- It welcomes all. There is no such thing as the “right kind of person” to make music. Everyone is the right kind of person. There is a way to make music for all personality types. Super-obsessed, bullheaded, and detail-oriented? Hell, you might make a concert soloist. (Bullheaded and slightly out of your mind? Singer. ;-D) Interested in new ways to do and say things? Composer or songwriter. Lone wolf? Solo pianist. Bossy? Lead guitar or section principal. Good collaborator? Accompanist. Outgoing? Popular musician or chamber musician. Compulsive collector? You’ll end up with a sheet music library that will make the Library of Congress jealous. Hermit? Play by yourself. You don’t have to ask anyone’s damned permission to do it, or convince them that you’re the right kind of person to do it. All you need is the instrument, and time. No matter how many people think they are one, there are no gatekeepers in music.
- You don’t get crucified on the tree of teamwork. (Well, not always.) You never have to hear anyone tell you, “Well, we know that’s the best way to play this note, but we’re not going to let you do it that way, because everyone else decided it, for absolutely no good goddamned reason.” I’ve said this before, but you know how there’s no “i” in team? There’s an “i” in piano. (Viola, too.) This is where my history as a pianist might bias my opinion, and might also result in me turning into a rather contrary violist. I’d never survive in an orchestra.

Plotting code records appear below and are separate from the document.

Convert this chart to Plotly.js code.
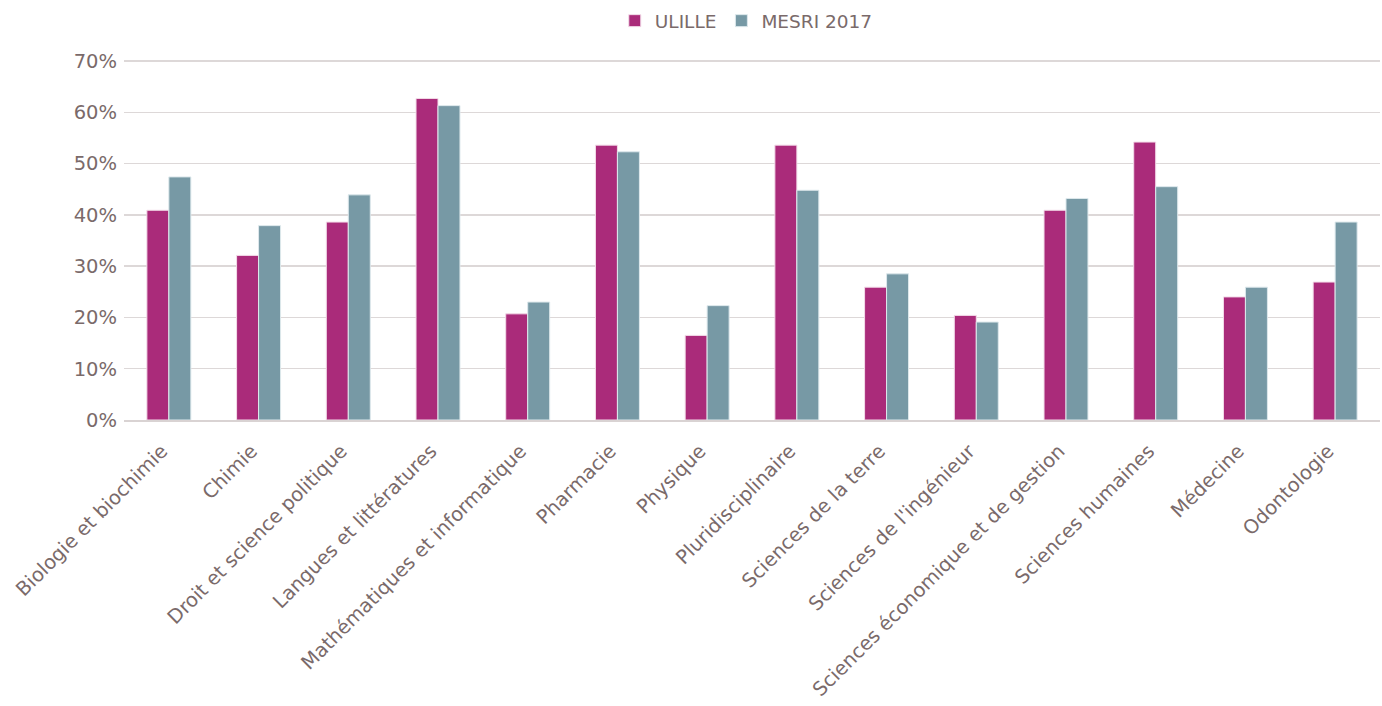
<!DOCTYPE html>
<html><head><meta charset="utf-8">
<script src="https://cdn.plot.ly/plotly-3.0.1.min.js"></script>
<style>html,body{margin:0;padding:0;background:#fff;}#chart{width:1382px;height:706px;}</style>
</head><body><div id="chart"></div>
<script>
const categories = ["Biologie et biochimie","Chimie","Droit et science politique","Langues et littératures","Mathématiques et informatique","Pharmacie","Physique","Pluridisciplinaire","Sciences de la terre","Sciences de l'ingénieur","Sciences économique et de gestion","Sciences humaines","Médecine","Odontologie"];
const ulille = [40.9,32.1,38.6,62.7,20.7,53.6,16.5,53.6,25.9,20.4,40.9,54.2,24.0,26.9];
const mesri = [47.4,37.9,43.9,61.3,23.0,52.3,22.3,44.8,28.5,19.1,43.2,45.5,25.9,38.6];
const yTicks = [0,10,20,30,40,50,60,70];

const txt = '#7a6a6a';
const traces = [
  {type:'bar', name:'ULILLE', x:categories, y:ulille, marker:{color:'#aa2b7a', line:{color:'#f3dce9', width:1}}},
  {type:'bar', name:'MESRI 2017', x:categories, y:mesri, marker:{color:'#7799a5', line:{color:'#dde8ec', width:1}}}
];
const layout = {
  width:1382, height:706,
  margin:{l:124, r:2, t:60, b:286},
  paper_bgcolor:'#fff', plot_bgcolor:'#fff',
  font:{family:'DejaVu Sans, sans-serif', color:txt, size:18},
  barmode:'group', bargap:0.51, bargroupgap:0,
  showlegend:true,
  legend:{orientation:'h', xref:'container', x:0.54, xanchor:'center', yref:'container', y:0.997, yanchor:'top', font:{size:18.5, color:txt}, itemwidth:30, traceorder:'normal'},
  xaxis:{tickangle:-45, tickfont:{size:19.5, color:txt}, ticklabelstandoff:10, ticklabelshift:-7, showgrid:false, showline:true, linecolor:'#d9d3d3', linewidth:2, ticks:'', automargin:false},
  yaxis:{range:[0,70.2], tickvals:yTicks, ticktext:yTicks.map(v=>v+'%'), tickfont:{size:19.5, color:txt}, ticklabelstandoff:6, gridcolor:'#ddd8d8', gridwidth:1.5, zeroline:false, showline:false, ticks:'', ticklen:0, automargin:false}
};
Plotly.newPlot('chart', traces, layout, {displayModeBar:false, staticPlot:true});
</script></body></html>
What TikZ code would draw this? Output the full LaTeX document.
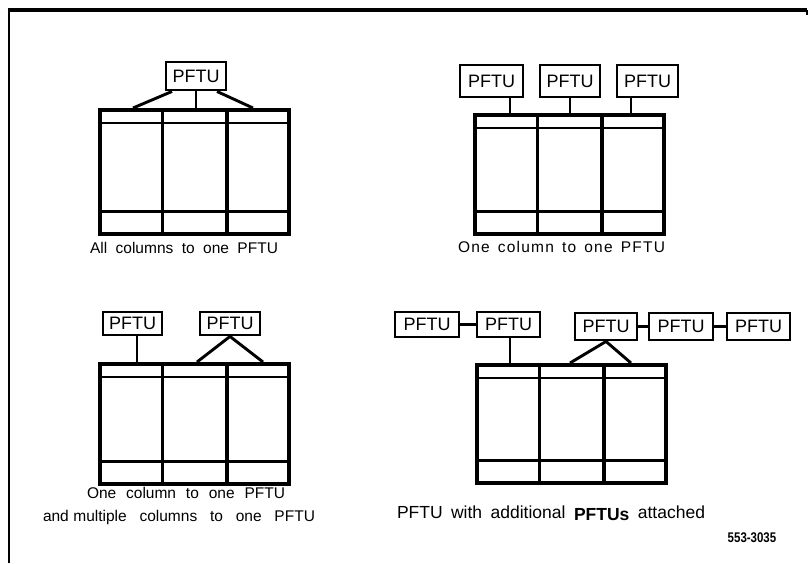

- It gives immediate, quantifiable results. Want to get better? Well, give a few ways of doing things a try or even just possibly *gasp!* listen to your teacher and do what they tell you, and you’ll hear or feel improvement then and there. Then, do it a zillion times. Done. Onto the next problem.
- Thinking about fingering and phrasing when you wake up for no reason at 4am stressed out about shit you have to get done at work helps you from spiraling into I WILL NEVER GET IT ALL DONE cold sweats.